| GIVEN PROBLEM |
Beginning with the first line, set down every line through the one containing "(0,0) rectangle (26.68,-20.16);", exactly as it appears, but not the pictures.

| GIVEN DATA |
═══

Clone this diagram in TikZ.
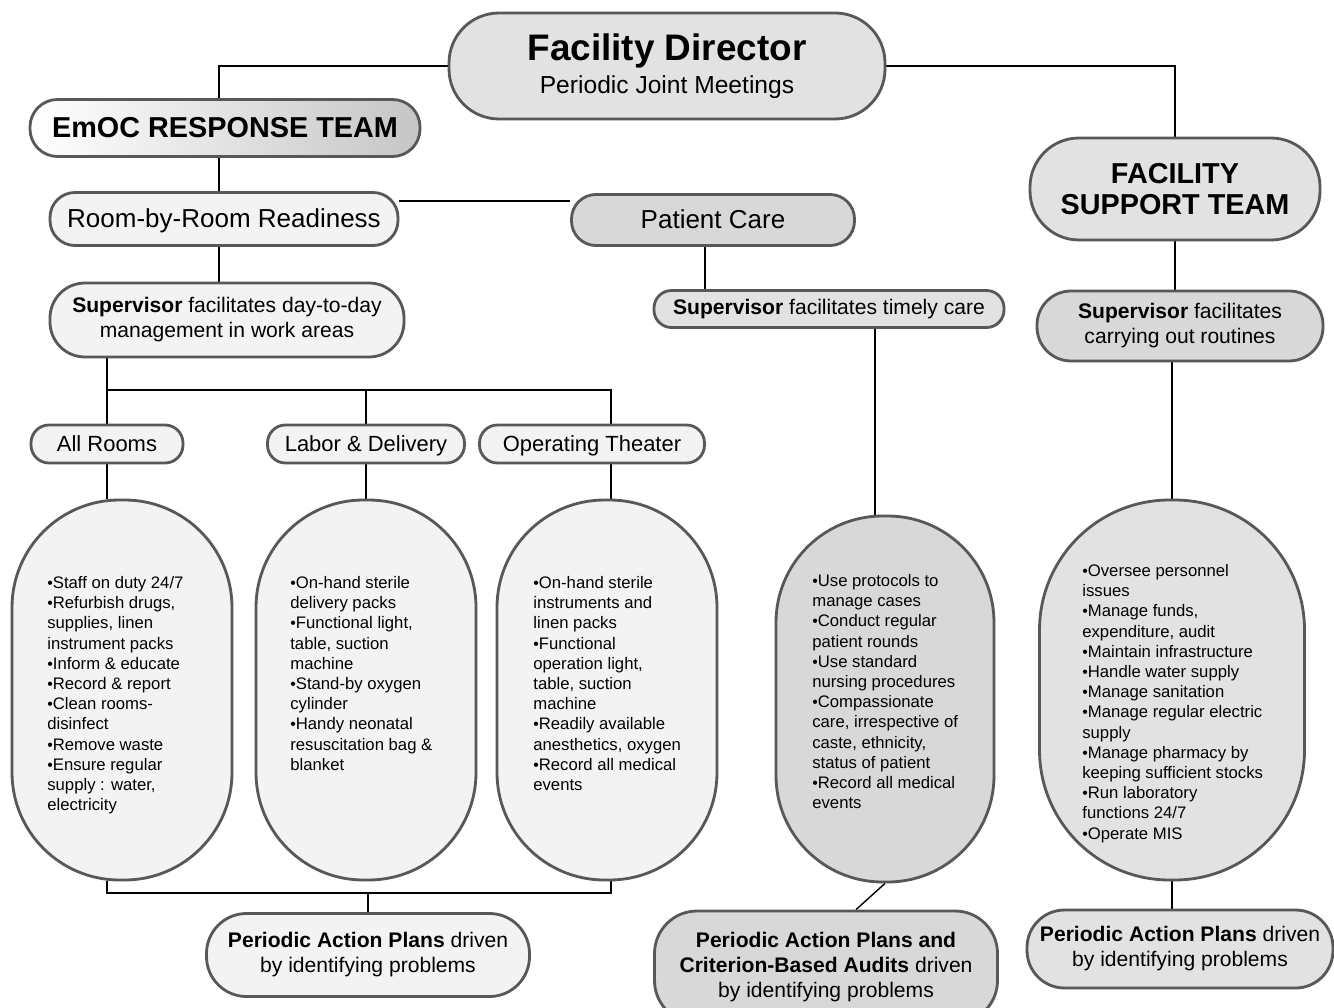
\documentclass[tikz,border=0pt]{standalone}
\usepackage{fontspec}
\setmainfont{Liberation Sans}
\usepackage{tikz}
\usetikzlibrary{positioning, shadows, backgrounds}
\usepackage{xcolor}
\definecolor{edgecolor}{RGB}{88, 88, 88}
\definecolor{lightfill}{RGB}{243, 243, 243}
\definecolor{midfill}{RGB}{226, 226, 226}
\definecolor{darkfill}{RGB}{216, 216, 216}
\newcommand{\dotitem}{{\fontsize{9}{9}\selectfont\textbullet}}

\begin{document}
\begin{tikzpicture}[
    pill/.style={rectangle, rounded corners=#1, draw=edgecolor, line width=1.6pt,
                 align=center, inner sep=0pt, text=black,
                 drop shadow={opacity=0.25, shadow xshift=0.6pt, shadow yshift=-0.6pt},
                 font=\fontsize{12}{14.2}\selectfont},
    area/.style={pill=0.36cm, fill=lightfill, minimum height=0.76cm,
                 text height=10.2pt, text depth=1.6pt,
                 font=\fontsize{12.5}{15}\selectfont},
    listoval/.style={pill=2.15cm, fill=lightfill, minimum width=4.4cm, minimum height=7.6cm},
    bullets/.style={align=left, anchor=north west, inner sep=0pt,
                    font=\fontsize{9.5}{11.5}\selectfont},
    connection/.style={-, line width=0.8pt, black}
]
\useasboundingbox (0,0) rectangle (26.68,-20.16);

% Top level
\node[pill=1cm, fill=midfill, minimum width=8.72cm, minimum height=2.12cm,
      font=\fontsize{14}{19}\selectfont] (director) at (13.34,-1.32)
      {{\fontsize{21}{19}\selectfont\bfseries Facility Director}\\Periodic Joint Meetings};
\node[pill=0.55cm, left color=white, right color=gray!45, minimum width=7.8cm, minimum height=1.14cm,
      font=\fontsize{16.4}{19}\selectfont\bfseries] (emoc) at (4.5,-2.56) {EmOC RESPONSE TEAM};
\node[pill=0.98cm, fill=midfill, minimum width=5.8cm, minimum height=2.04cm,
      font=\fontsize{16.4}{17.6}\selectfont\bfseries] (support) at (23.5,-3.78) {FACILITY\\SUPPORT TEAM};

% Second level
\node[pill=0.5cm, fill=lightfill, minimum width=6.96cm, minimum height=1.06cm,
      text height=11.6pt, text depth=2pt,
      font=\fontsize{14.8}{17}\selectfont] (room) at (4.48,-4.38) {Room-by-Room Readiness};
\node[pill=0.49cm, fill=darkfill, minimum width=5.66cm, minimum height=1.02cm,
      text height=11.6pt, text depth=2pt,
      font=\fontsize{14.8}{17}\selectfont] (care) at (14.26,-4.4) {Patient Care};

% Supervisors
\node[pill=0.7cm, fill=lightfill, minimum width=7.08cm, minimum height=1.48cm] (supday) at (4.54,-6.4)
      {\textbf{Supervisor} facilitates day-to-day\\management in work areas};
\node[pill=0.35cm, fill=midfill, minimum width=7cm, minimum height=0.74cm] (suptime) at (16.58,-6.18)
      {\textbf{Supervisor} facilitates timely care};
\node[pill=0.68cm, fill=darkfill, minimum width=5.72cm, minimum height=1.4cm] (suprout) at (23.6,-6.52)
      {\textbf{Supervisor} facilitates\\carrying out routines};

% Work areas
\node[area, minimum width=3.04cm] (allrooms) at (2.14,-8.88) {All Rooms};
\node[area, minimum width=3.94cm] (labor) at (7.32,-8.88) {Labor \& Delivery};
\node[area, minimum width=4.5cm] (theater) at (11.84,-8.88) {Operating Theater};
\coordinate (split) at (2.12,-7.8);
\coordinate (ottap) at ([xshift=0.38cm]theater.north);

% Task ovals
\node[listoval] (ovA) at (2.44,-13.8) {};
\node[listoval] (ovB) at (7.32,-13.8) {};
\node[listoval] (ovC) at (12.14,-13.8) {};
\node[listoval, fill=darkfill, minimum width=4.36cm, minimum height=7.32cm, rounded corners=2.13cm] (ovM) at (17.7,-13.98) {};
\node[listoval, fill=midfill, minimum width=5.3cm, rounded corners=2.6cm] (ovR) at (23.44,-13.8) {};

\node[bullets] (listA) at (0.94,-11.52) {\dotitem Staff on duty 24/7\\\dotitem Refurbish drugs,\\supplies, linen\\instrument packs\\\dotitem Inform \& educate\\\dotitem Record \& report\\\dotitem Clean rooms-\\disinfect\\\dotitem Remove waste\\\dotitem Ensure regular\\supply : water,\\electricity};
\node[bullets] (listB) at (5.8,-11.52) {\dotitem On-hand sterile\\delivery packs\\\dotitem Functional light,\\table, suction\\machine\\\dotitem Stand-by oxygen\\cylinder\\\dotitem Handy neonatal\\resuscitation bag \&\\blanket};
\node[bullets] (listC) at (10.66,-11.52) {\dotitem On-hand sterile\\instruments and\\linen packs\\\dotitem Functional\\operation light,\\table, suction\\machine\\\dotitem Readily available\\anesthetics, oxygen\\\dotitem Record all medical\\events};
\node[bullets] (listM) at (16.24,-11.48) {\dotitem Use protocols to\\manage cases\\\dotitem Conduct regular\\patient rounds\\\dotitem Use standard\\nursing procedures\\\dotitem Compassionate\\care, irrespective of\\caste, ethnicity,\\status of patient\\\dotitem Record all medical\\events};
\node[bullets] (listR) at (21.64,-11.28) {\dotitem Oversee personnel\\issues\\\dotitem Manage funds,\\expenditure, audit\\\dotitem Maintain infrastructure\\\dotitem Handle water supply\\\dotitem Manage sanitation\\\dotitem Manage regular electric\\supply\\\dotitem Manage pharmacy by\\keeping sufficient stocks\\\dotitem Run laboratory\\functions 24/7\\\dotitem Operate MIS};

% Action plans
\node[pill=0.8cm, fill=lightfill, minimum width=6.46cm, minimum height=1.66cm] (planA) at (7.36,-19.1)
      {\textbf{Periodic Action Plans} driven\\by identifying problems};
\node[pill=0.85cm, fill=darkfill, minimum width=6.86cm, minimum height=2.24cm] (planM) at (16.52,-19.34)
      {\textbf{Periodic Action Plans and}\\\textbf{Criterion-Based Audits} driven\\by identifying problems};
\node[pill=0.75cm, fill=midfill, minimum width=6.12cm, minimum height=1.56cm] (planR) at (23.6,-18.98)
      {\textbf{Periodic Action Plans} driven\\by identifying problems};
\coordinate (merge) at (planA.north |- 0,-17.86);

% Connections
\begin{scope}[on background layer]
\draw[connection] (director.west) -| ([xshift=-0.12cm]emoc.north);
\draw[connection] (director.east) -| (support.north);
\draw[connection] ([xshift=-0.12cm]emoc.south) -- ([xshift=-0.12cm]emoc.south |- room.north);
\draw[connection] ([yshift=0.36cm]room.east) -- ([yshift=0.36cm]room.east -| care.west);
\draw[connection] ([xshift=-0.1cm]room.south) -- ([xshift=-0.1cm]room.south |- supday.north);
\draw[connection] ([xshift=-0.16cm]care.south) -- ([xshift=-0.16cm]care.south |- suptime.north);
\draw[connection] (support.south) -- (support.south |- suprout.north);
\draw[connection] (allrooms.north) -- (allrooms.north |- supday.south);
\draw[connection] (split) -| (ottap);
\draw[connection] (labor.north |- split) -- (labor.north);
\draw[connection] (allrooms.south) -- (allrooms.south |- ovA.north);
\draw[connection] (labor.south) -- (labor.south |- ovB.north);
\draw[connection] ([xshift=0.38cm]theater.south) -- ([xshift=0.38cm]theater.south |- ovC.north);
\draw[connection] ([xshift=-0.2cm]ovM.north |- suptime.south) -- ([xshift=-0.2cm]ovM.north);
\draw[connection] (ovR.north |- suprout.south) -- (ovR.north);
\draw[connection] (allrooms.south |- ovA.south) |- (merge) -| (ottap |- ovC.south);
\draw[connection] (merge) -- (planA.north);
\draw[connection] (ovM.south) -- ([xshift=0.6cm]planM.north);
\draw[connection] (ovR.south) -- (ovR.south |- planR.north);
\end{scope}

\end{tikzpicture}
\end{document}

═══

| RESPONSE |
Clone this diagram in TikZ.
\documentclass[tikz,border=0pt]{standalone}
\usepackage{fontspec}
\setmainfont{Liberation Sans}
\usepackage{tikz}
\usetikzlibrary{positioning, shadows, backgrounds}
\usepackage{xcolor}
\definecolor{edgecolor}{RGB}{88, 88, 88}
\definecolor{lightfill}{RGB}{243, 243, 243}
\definecolor{midfill}{RGB}{226, 226, 226}
\definecolor{darkfill}{RGB}{216, 216, 216}
\newcommand{\dotitem}{{\fontsize{9}{9}\selectfont\textbullet}}

\begin{document}
\begin{tikzpicture}[
    pill/.style={rectangle, rounded corners=#1, draw=edgecolor, line width=1.6pt,
                 align=center, inner sep=0pt, text=black,
                 drop shadow={opacity=0.25, shadow xshift=0.6pt, shadow yshift=-0.6pt},
                 font=\fontsize{12}{14.2}\selectfont},
    area/.style={pill=0.36cm, fill=lightfill, minimum height=0.76cm,
                 text height=10.2pt, text depth=1.6pt,
                 font=\fontsize{12.5}{15}\selectfont},
    listoval/.style={pill=2.15cm, fill=lightfill, minimum width=4.4cm, minimum height=7.6cm},
    bullets/.style={align=left, anchor=north west, inner sep=0pt,
                    font=\fontsize{9.5}{11.5}\selectfont},
    connection/.style={-, line width=0.8pt, black}
]
\useasboundingbox (0,0) rectangle (26.68,-20.16);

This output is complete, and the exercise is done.